[Data items]
::::::::
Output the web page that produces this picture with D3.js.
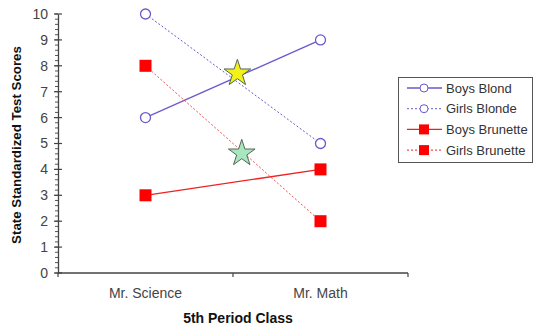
<!DOCTYPE html>
<html><head><meta charset="utf-8">
<script src="https://cdn.jsdelivr.net/npm/d3@7"></script>
<style>body{margin:0;background:#fff;font-family:"Liberation Sans",Arial,sans-serif;}</style>
</head><body><svg id="c" width="534" height="327"></svg>
<script>
const categories = ["Mr. Science", "Mr. Math"];
const boysBlond = [6, 9];
const girlsBlonde = [10, 5];
const boysBrunette = [3, 4];
const girlsBrunette = [8, 2];
const seriesNames = ["Boys Blond", "Girls Blonde", "Boys Brunette", "Girls Brunette"];
const yTicks = [0,1,2,3,4,5,6,7,8,9,10];
const stars = [{pos: 0.525, value: 7.71, fill: "#f2f21a"}, {pos: 0.55, value: 4.62, fill: "#a8e6c0"}];

const svg = d3.select("#c");
const x0 = 58, x1 = 408, yTop = 14, yBot = 273;
const x = d3.scalePoint().domain(categories).range([x0, x1]).padding(0.5);
const y = d3.scaleLinear().domain([0, 10]).range([yBot, yTop]);
const blue = "#6a5acd", red = "#ee2222";

// minor ticks
const minor = d3.range(0, 10.001, 0.2);
svg.append("g").selectAll("line").data(minor).join("line")
  .attr("x1", x0 - 3).attr("x2", x0).attr("y1", d => y(d)).attr("y2", d => y(d))
  .attr("stroke", "#555").attr("stroke-width", 1);

const yAxis = d3.axisLeft(y).tickValues(yTicks).tickSizeInner(0).tickSizeOuter(0).tickPadding(10);
const ga = svg.append("g").attr("transform", `translate(${x0},0)`).call(yAxis);
ga.select(".domain").attr("stroke", "#444").attr("stroke-width", 1.3);
ga.selectAll("text").attr("font-size", 14).attr("fill", "#444").attr("font-family", "Liberation Sans, Arial");
svg.append("g").selectAll("line").data(yTicks).join("line")
  .attr("x1", x0 - 4).attr("x2", x0 + 4).attr("y1", d => y(d)).attr("y2", d => y(d))
  .attr("stroke", "#444").attr("stroke-width", 1.2);

// x axis
svg.append("line").attr("x1", x0).attr("x2", x1).attr("y1", yBot).attr("y2", yBot).attr("stroke", "#444").attr("stroke-width", 1.3);
const mid = (x(categories[0]) + x(categories[1])) / 2;
[x0, mid, x1].forEach(v => svg.append("line").attr("x1", v).attr("x2", v).attr("y1", yBot).attr("y2", yBot + 4).attr("stroke", "#444").attr("stroke-width", 1.2));
svg.append("g").selectAll("text").data(categories).join("text")
  .attr("x", d => x(d)).attr("y", yBot + 25).attr("text-anchor", "middle")
  .attr("font-size", 14).attr("fill", "#444").text(d => d);

svg.append("text").attr("x", 238).attr("y", 323).attr("text-anchor", "middle")
  .attr("font-size", 14).attr("font-weight", "bold").attr("fill", "#111").text("5th Period Class");
svg.append("text").attr("transform", "translate(21,145) rotate(-90)").attr("text-anchor", "middle")
  .attr("font-size", 13.3).attr("font-weight", "bold").attr("fill", "#111").text("State Standardized Test Scores");

const series = [
  {vals: boysBlond, color: blue, dash: null, marker: "circle"},
  {vals: girlsBlonde, color: blue, dash: "2,2", marker: "circle"},
  {vals: boysBrunette, color: red, dash: null, marker: "square"},
  {vals: girlsBrunette, color: red, dash: "2,2", marker: "square"}
];
const line = d3.line().x((d, i) => x(categories[i])).y(d => y(d));
series.forEach(s => {
  svg.append("path").datum(s.vals).attr("d", line).attr("fill", "none")
    .attr("stroke", s.color).attr("stroke-width", s.dash ? 1 : 1.3).attr("stroke-dasharray", s.dash)
    .attr("opacity", s.marker === "square" && s.dash ? 0.8 : 1);
});
function drawMarker(g, s, cx, cy) {
  if (s.marker === "circle") g.append("circle").attr("cx", cx).attr("cy", cy).attr("r", 5).attr("fill", "#fff").attr("stroke", s.color).attr("stroke-width", 1.3);
  else g.append("rect").attr("x", cx - 6).attr("y", cy - 6).attr("width", 12).attr("height", 12).attr("fill", "#ff0000");
}
series.forEach(s => s.vals.forEach((v, i) => drawMarker(svg, s, x(categories[i]), y(v))));

// stars
const starPath = d3.symbol().type(d3.symbolStar).size(220);
stars.forEach(st => {
  const sx = x(categories[0]) + st.pos * (x(categories[1]) - x(categories[0]));
  svg.append("path").attr("d", starPath()).attr("transform", `translate(${sx},${y(st.value)})`)
    .attr("fill", st.fill).attr("stroke", "#556655").attr("stroke-width", 1);
});

// legend
const lg = svg.append("g");
lg.append("rect").attr("x", 398.5).attr("y", 77.5).attr("width", 134).attr("height", 85).attr("fill", "#fff").attr("stroke", "#555");
series.forEach((s, i) => {
  const ly = 88 + i * 20.7;
  lg.append("line").attr("x1", 407).attr("x2", 442).attr("y1", ly).attr("y2", ly)
    .attr("stroke", s.color).attr("stroke-width", s.dash ? 1 : 1.3).attr("stroke-dasharray", s.dash);
  if (s.marker === "circle") lg.append("circle").attr("cx", 424).attr("cy", ly).attr("r", 4).attr("fill", "#fff").attr("stroke", s.color);
  else lg.append("rect").attr("x", 419).attr("y", ly - 5).attr("width", 10).attr("height", 10).attr("fill", "#ff0000");
  lg.append("text").attr("x", 446).attr("y", ly + 4.5).attr("font-size", 13).attr("fill", "#333").text(seriesNames[i]);
});
</script></body></html>
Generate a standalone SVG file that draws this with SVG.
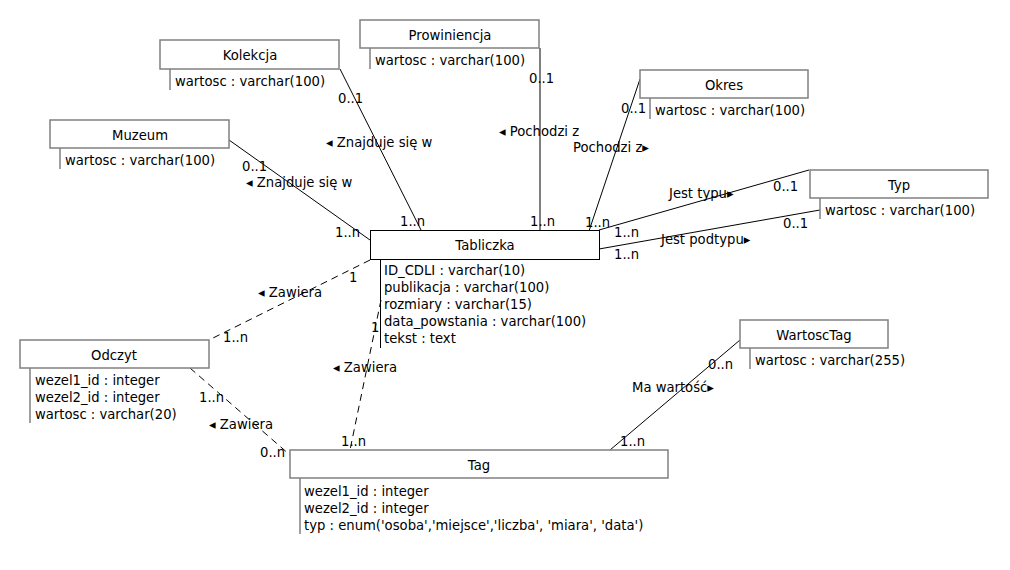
<svg xmlns="http://www.w3.org/2000/svg" width="1010" height="570" viewBox="0 0 1010 570">
<style>
text{font-family:"DejaVu Sans",sans-serif;font-size:13.2px;fill:#000}
.t{text-anchor:middle}
.box{fill:#fff;stroke:#808080;stroke-width:1.5}
.bar{stroke:#808080;stroke-width:1.5}
.boxk{fill:#fff;stroke:#000;stroke-width:1}
.bark{stroke:#000;stroke-width:1}
.c{stroke:#000;stroke-width:1;fill:none}
.d{stroke:#000;stroke-width:1;fill:none;stroke-dasharray:7,5}
</style>
<rect width="1010" height="570" fill="#fff"/>
<g id="connectors">
<line class="c" x1="340" y1="69" x2="421" y2="230"/>
<line class="c" x1="229" y1="140" x2="370" y2="240"/>
<line class="c" x1="540" y1="48" x2="540" y2="230"/>
<line class="c" x1="640" y1="79" x2="589" y2="231"/>
<line class="c" x1="599" y1="230" x2="809" y2="170"/>
<line class="c" x1="599" y1="249" x2="820" y2="210"/>
<line class="d" x1="370" y1="260" x2="209" y2="340"/>
<line class="d" x1="381" y1="300" x2="350" y2="450"/>
<line class="d" x1="190" y1="368" x2="290" y2="455"/>
<line class="c" x1="610" y1="450" x2="740" y2="340"/>
</g>
<g id="labels">
<text x="338" y="103">0..1</text>
<text x="326" y="147">◂ Znajduje się w</text>
<text x="400" y="226">1..n</text>
<text x="242" y="171">0..1</text>
<text x="246" y="187">◂ Znajduje się w</text>
<text x="335" y="237">1..n</text>
<text x="529" y="83">0..1</text>
<text x="499" y="136">◂ Pochodzi z</text>
<text x="530" y="226">1..n</text>
<text x="621" y="113">0..1</text>
<text x="573" y="152">Pochodzi z▸</text>
<text x="585" y="227">1..n</text>
<text x="669" y="198">Jest typu▸</text>
<text x="773" y="191">0..1</text>
<text x="614" y="237">1..n</text>
<text x="783" y="228">0..1</text>
<text x="661" y="244">Jest podtypu▸</text>
<text x="614" y="259">1..n</text>
<text x="349" y="282">1</text>
<text x="258" y="297">◂ Zawiera</text>
<text x="223" y="342">1..n</text>
<text x="371" y="332">1</text>
<text x="333" y="372">◂ Zawiera</text>
<text x="199" y="402">1..n</text>
<text x="209" y="429">◂ Zawiera</text>
<text x="260" y="457">0..n</text>
<text x="341" y="446">1..n</text>
<text x="620" y="446">1..n</text>
<text x="708" y="369">0..n</text>
<text x="632" y="392">Ma wartość▸</text>
</g>
<g id="Kolekcja">
<rect class="box" x="160" y="40" width="179" height="29"/>
<text class="t" x="250" y="60">Kolekcja</text>
<line class="bar" x1="170" y1="69" x2="170" y2="90"/>
<text x="175" y="86">wartosc : varchar(100)</text>
</g>
<g id="Prowiniencja">
<rect class="box" x="360" y="20" width="179" height="28"/>
<text class="t" x="450" y="40">Prowiniencja</text>
<line class="bar" x1="370" y1="48" x2="370" y2="69"/>
<text x="375" y="65">wartosc : varchar(100)</text>
</g>
<g id="Okres">
<rect class="box" x="640" y="70" width="168" height="28"/>
<text class="t" x="724" y="90">Okres</text>
<line class="bar" x1="650" y1="98" x2="650" y2="119"/>
<text x="655" y="115">wartosc : varchar(100)</text>
</g>
<g id="Muzeum">
<rect class="box" x="50" y="120" width="179" height="28"/>
<text class="t" x="140" y="140">Muzeum</text>
<line class="bar" x1="60" y1="148" x2="60" y2="169"/>
<text x="65" y="165">wartosc : varchar(100)</text>
</g>
<g id="Typ">
<rect class="box" x="810" y="170" width="178" height="28"/>
<text class="t" x="899" y="190">Typ</text>
<line class="bar" x1="820" y1="198" x2="820" y2="219"/>
<text x="825" y="215">wartosc : varchar(100)</text>
</g>
<g id="Tabliczka">
<rect class="boxk" x="370.5" y="230.5" width="229" height="29"/>
<text class="t" x="485" y="250">Tabliczka</text>
<line class="bark" x1="380.5" y1="260" x2="380.5" y2="348"/>
<text x="384" y="275">ID_CDLI : varchar(10)</text>
<text x="384" y="292">publikacja : varchar(100)</text>
<text x="384" y="309">rozmiary : varchar(15)</text>
<text x="384" y="326">data_powstania : varchar(100)</text>
<text x="384" y="343">tekst : text</text>
</g>
<g id="Odczyt">
<rect class="box" x="20" y="340" width="189" height="28"/>
<text class="t" x="114" y="360">Odczyt</text>
<line class="bar" x1="30" y1="368" x2="30" y2="423"/>
<text x="35" y="385">wezel1_id : integer</text>
<text x="35" y="402">wezel2_id : integer</text>
<text x="35" y="419">wartosc : varchar(20)</text>
</g>
<g id="WartoscTag">
<rect class="box" x="740" y="320" width="148" height="28"/>
<text class="t" x="814" y="340">WartoscTag</text>
<line class="bar" x1="750" y1="348" x2="750" y2="369"/>
<text x="755" y="365">wartosc : varchar(255)</text>
</g>
<g id="Tag">
<rect class="box" x="290" y="450" width="378" height="28"/>
<text class="t" x="479" y="470">Tag</text>
<line class="bar" x1="300" y1="478" x2="300" y2="534"/>
<text x="304" y="496">wezel1_id : integer</text>
<text x="304" y="513">wezel2_id : integer</text>
<text x="304" y="530">typ : enum('osoba','miejsce','liczba', 'miara', 'data')</text>
</g>
</svg>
::::::::
Find the lines that include the string "with", then copy each of them.

TASK ANSWER:
Output the web page that produces this picture with D3.js.
Generate a standalone SVG file that draws this with SVG.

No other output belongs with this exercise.